### REQUEST
Retype these lines and no others: the line holding "Output the LaTeX", the line holding "(0,0) rectangle (957pt,1099pt);", and all lines between them. Pictures stay out.

· · · · ·

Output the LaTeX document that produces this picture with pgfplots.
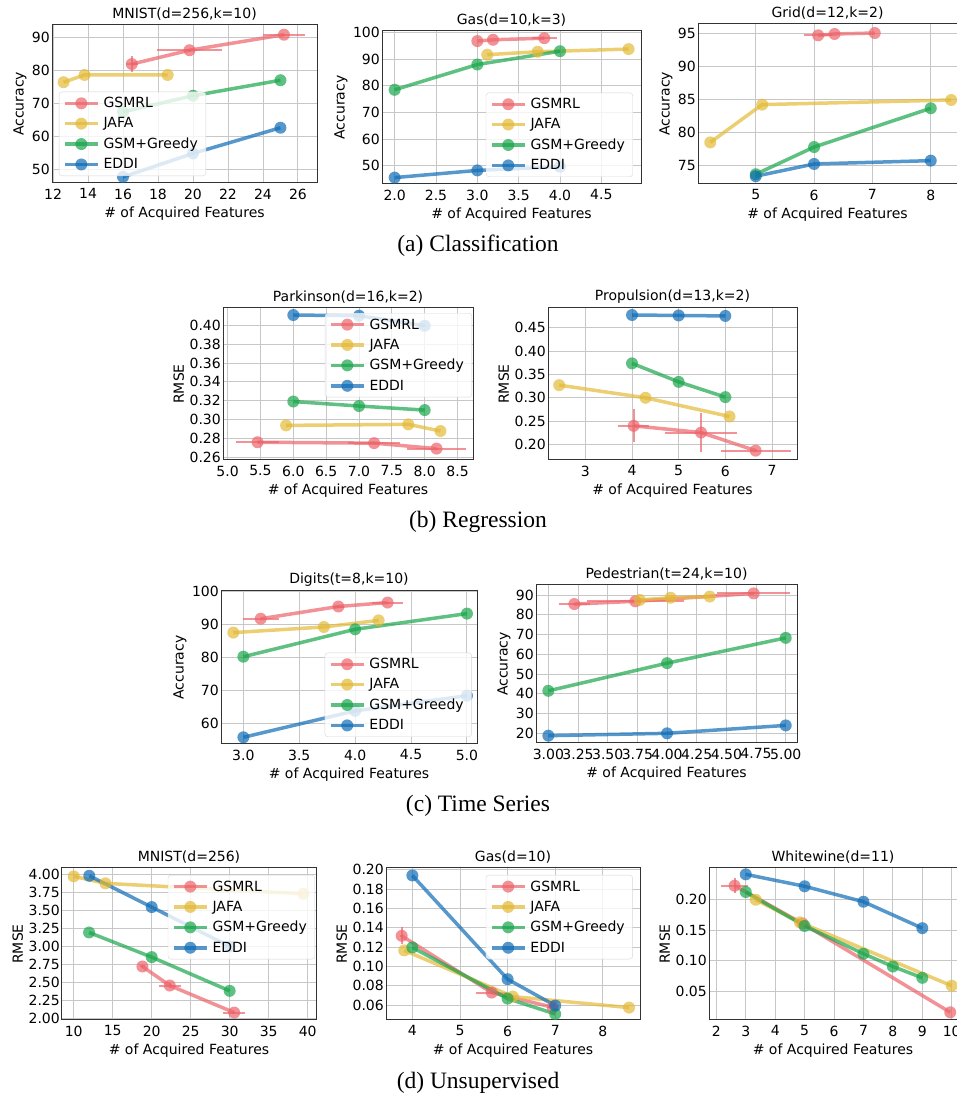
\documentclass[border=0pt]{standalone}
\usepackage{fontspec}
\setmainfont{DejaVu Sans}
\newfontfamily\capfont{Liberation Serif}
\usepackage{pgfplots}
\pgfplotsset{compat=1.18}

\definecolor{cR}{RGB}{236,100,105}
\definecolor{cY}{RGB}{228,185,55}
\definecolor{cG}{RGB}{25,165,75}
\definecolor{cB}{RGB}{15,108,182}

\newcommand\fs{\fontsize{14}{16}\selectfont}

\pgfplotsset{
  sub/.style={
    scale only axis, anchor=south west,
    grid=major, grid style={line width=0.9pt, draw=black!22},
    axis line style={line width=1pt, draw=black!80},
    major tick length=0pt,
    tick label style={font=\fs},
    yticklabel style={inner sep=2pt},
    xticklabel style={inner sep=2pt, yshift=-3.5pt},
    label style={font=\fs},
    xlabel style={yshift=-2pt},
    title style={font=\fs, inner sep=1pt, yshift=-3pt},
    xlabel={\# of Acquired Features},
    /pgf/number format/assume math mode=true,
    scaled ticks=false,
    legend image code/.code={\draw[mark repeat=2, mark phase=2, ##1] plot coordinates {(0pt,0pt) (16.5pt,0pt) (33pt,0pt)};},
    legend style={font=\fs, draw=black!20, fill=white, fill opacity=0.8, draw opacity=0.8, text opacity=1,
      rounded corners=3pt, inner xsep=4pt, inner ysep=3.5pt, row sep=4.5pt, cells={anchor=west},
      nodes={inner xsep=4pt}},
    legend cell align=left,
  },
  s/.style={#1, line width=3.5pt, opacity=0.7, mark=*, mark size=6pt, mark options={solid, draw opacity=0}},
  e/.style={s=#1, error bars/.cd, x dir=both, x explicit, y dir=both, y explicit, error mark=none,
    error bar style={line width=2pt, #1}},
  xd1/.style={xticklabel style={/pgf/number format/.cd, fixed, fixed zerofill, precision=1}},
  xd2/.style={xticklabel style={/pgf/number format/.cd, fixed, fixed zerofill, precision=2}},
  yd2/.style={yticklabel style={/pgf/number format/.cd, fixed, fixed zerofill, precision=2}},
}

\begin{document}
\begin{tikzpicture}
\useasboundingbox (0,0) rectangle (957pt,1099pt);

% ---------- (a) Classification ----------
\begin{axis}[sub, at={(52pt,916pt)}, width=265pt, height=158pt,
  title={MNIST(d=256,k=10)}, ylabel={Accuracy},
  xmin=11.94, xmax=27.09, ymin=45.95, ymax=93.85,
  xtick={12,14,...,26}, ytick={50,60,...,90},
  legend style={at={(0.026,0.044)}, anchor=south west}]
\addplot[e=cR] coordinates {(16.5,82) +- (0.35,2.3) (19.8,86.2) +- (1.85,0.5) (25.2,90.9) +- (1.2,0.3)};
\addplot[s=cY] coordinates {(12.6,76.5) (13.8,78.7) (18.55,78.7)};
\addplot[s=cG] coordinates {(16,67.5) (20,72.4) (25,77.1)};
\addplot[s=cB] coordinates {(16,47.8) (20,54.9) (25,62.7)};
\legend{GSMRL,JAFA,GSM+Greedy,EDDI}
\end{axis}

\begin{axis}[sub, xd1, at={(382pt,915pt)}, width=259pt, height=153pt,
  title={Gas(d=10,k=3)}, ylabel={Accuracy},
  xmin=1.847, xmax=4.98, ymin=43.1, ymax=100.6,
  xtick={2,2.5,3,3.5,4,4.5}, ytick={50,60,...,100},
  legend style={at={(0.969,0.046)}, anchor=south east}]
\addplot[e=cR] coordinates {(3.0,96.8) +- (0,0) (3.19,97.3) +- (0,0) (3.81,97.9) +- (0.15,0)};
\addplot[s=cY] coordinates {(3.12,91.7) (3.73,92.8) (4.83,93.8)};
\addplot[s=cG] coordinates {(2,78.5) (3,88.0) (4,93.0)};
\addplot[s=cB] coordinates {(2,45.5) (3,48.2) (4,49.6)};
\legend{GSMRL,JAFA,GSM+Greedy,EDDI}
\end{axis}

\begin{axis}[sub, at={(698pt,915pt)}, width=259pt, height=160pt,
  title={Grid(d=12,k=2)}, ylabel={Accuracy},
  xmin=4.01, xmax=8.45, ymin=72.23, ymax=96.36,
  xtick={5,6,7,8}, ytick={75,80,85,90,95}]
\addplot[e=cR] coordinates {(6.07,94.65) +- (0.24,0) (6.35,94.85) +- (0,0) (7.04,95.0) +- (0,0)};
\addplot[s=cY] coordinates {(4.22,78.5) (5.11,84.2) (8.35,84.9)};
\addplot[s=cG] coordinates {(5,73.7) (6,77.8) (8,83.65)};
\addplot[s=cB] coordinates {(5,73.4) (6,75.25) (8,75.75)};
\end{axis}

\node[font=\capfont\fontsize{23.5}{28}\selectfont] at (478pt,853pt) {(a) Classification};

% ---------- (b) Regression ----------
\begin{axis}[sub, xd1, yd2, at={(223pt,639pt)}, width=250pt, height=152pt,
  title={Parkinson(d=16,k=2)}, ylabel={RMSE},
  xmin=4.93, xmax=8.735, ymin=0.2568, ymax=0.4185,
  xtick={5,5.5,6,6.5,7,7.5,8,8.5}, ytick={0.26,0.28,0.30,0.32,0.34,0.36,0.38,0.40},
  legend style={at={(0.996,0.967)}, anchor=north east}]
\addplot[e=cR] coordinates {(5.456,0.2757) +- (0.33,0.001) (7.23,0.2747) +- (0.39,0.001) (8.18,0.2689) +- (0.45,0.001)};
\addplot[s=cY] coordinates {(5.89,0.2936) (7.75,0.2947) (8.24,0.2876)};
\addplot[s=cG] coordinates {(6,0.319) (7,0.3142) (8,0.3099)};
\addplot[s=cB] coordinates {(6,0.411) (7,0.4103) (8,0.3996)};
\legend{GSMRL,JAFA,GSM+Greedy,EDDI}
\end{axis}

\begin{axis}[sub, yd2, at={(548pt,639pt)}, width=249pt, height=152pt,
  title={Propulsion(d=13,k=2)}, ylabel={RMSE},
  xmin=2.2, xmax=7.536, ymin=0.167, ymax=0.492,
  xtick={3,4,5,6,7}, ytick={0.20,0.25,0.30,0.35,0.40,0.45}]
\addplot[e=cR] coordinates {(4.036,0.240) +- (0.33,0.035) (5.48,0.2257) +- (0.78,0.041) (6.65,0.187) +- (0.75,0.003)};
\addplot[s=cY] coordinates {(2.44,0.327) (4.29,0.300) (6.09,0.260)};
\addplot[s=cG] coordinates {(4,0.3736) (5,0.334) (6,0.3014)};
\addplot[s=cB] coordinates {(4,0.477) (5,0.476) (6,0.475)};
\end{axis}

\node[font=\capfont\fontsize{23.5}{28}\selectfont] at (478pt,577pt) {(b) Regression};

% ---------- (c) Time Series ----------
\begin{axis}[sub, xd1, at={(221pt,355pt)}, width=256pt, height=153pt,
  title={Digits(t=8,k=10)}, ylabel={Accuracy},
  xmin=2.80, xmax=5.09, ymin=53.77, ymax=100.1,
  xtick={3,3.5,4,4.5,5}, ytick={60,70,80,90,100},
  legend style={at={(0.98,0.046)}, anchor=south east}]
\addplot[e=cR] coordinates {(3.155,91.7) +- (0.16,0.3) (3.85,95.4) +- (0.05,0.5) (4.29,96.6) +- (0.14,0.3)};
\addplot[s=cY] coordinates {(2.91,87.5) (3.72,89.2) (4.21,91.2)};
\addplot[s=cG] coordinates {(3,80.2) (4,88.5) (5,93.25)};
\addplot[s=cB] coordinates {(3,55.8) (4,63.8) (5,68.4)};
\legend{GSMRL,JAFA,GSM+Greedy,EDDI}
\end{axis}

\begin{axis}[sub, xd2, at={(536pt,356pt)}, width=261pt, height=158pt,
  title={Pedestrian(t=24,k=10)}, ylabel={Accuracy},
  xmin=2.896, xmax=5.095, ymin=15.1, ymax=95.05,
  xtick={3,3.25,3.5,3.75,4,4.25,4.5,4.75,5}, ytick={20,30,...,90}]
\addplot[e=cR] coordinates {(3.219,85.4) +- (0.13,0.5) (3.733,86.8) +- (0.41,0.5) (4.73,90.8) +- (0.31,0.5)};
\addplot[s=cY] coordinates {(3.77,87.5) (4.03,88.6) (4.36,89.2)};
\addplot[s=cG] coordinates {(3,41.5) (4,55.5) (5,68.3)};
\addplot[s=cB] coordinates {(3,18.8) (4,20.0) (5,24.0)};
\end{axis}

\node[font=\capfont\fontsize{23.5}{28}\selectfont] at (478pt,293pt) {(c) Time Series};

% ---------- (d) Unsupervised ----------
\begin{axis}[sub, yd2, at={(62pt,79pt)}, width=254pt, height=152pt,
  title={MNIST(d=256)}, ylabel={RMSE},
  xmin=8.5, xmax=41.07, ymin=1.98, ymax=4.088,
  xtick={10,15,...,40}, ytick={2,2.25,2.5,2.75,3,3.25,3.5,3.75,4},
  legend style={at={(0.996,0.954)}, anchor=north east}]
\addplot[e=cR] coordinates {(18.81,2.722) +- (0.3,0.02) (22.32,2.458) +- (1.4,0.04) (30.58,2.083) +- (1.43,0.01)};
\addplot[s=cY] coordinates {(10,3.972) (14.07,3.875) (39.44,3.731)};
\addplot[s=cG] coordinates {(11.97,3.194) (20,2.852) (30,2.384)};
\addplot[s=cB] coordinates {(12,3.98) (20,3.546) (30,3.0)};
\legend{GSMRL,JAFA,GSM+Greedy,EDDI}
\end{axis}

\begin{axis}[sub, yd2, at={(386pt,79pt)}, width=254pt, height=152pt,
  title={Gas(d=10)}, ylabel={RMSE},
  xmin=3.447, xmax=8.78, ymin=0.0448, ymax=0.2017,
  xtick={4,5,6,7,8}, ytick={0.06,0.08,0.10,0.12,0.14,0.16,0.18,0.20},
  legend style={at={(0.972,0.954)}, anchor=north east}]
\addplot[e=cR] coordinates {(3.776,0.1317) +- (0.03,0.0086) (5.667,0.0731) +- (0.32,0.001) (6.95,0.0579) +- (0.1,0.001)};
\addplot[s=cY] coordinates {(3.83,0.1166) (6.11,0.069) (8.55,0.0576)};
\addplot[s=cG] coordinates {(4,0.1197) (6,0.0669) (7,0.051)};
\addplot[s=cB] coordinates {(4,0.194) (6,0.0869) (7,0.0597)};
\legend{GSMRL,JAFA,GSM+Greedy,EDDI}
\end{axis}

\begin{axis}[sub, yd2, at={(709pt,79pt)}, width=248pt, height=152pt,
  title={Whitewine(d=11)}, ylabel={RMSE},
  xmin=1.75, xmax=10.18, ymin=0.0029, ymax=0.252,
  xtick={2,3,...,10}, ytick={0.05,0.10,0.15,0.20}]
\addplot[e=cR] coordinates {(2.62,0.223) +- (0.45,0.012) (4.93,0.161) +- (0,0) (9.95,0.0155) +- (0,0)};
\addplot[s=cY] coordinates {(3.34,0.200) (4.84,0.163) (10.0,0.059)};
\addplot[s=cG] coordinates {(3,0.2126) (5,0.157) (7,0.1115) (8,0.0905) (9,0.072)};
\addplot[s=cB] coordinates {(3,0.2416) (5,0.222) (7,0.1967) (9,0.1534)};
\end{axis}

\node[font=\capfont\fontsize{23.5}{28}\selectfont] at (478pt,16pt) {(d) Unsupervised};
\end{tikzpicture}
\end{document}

· · · · ·

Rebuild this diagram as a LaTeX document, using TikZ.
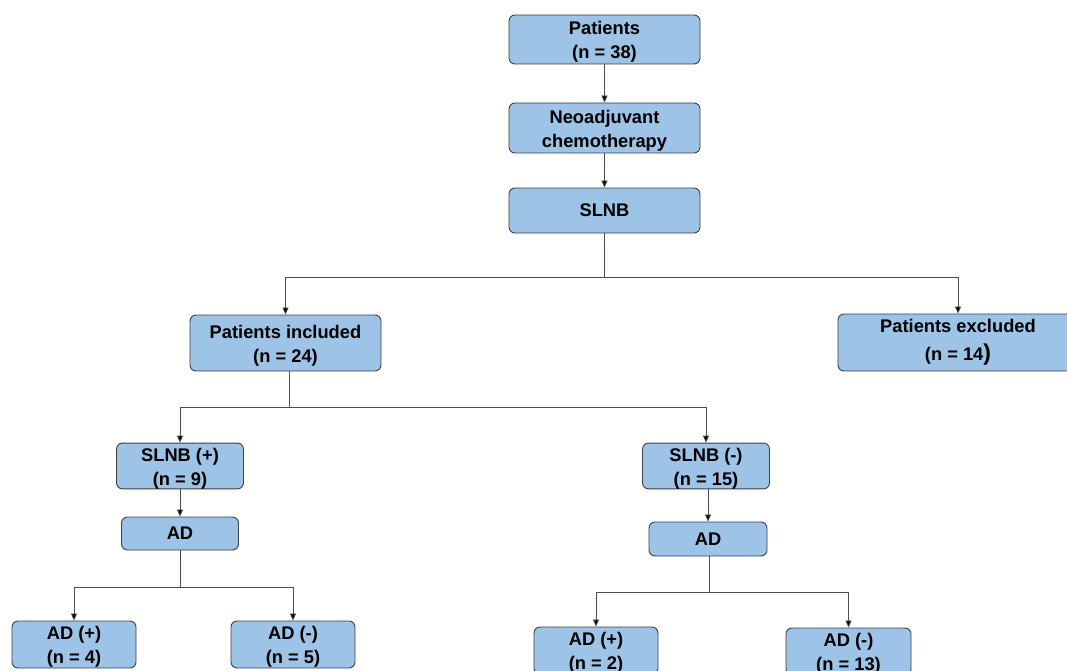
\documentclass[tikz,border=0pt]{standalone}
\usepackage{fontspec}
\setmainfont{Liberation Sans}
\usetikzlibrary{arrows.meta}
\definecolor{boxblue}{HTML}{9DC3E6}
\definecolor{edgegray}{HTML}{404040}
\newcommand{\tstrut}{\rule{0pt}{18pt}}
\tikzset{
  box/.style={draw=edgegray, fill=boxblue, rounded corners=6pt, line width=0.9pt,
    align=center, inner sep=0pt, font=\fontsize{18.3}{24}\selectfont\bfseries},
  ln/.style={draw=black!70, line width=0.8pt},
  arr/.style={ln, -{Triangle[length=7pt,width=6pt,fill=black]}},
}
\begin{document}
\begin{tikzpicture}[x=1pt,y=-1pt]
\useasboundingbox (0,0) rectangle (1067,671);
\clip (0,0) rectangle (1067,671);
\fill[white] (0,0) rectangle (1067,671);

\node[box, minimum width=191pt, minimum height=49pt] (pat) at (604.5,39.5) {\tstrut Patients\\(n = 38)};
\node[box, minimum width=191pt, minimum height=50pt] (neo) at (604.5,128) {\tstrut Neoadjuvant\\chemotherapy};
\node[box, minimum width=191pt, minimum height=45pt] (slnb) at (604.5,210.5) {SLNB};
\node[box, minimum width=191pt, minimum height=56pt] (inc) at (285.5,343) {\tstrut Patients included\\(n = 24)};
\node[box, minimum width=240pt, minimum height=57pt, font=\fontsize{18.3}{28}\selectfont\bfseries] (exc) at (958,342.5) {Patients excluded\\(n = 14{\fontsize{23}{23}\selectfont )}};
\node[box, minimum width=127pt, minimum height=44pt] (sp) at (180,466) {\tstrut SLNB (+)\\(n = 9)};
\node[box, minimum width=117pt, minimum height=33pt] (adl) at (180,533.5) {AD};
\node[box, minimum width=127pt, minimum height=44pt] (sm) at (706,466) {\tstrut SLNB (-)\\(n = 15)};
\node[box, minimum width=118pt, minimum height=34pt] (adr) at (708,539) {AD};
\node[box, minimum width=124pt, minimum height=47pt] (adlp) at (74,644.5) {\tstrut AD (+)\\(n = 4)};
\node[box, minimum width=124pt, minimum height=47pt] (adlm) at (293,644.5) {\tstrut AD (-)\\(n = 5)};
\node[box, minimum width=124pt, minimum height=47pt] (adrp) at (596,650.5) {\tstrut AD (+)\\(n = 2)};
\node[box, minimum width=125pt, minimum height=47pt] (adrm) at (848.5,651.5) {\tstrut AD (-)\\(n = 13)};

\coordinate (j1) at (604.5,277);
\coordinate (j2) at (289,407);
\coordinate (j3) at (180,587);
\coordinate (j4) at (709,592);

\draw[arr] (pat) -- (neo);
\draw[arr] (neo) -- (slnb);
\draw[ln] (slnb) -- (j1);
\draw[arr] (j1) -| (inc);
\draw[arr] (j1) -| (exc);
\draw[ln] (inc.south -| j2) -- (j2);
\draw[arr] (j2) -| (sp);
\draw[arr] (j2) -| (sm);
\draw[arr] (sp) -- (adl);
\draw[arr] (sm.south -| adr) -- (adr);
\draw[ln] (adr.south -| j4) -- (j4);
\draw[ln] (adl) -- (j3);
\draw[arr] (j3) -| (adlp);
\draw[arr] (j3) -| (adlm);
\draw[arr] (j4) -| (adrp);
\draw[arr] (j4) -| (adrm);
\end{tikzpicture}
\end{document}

· · · · ·

### RESULT FOR THIS TASK
Output the LaTeX document that produces this picture with pgfplots.
\documentclass[border=0pt]{standalone}
\usepackage{fontspec}
\setmainfont{DejaVu Sans}
\newfontfamily\capfont{Liberation Serif}
\usepackage{pgfplots}
\pgfplotsset{compat=1.18}

\definecolor{cR}{RGB}{236,100,105}
\definecolor{cY}{RGB}{228,185,55}
\definecolor{cG}{RGB}{25,165,75}
\definecolor{cB}{RGB}{15,108,182}

\newcommand\fs{\fontsize{14}{16}\selectfont}

\pgfplotsset{
  sub/.style={
    scale only axis, anchor=south west,
    grid=major, grid style={line width=0.9pt, draw=black!22},
    axis line style={line width=1pt, draw=black!80},
    major tick length=0pt,
    tick label style={font=\fs},
    yticklabel style={inner sep=2pt},
    xticklabel style={inner sep=2pt, yshift=-3.5pt},
    label style={font=\fs},
    xlabel style={yshift=-2pt},
    title style={font=\fs, inner sep=1pt, yshift=-3pt},
    xlabel={\# of Acquired Features},
    /pgf/number format/assume math mode=true,
    scaled ticks=false,
    legend image code/.code={\draw[mark repeat=2, mark phase=2, ##1] plot coordinates {(0pt,0pt) (16.5pt,0pt) (33pt,0pt)};},
    legend style={font=\fs, draw=black!20, fill=white, fill opacity=0.8, draw opacity=0.8, text opacity=1,
      rounded corners=3pt, inner xsep=4pt, inner ysep=3.5pt, row sep=4.5pt, cells={anchor=west},
      nodes={inner xsep=4pt}},
    legend cell align=left,
  },
  s/.style={#1, line width=3.5pt, opacity=0.7, mark=*, mark size=6pt, mark options={solid, draw opacity=0}},
  e/.style={s=#1, error bars/.cd, x dir=both, x explicit, y dir=both, y explicit, error mark=none,
    error bar style={line width=2pt, #1}},
  xd1/.style={xticklabel style={/pgf/number format/.cd, fixed, fixed zerofill, precision=1}},
  xd2/.style={xticklabel style={/pgf/number format/.cd, fixed, fixed zerofill, precision=2}},
  yd2/.style={yticklabel style={/pgf/number format/.cd, fixed, fixed zerofill, precision=2}},
}

\begin{document}
\begin{tikzpicture}
\useasboundingbox (0,0) rectangle (957pt,1099pt);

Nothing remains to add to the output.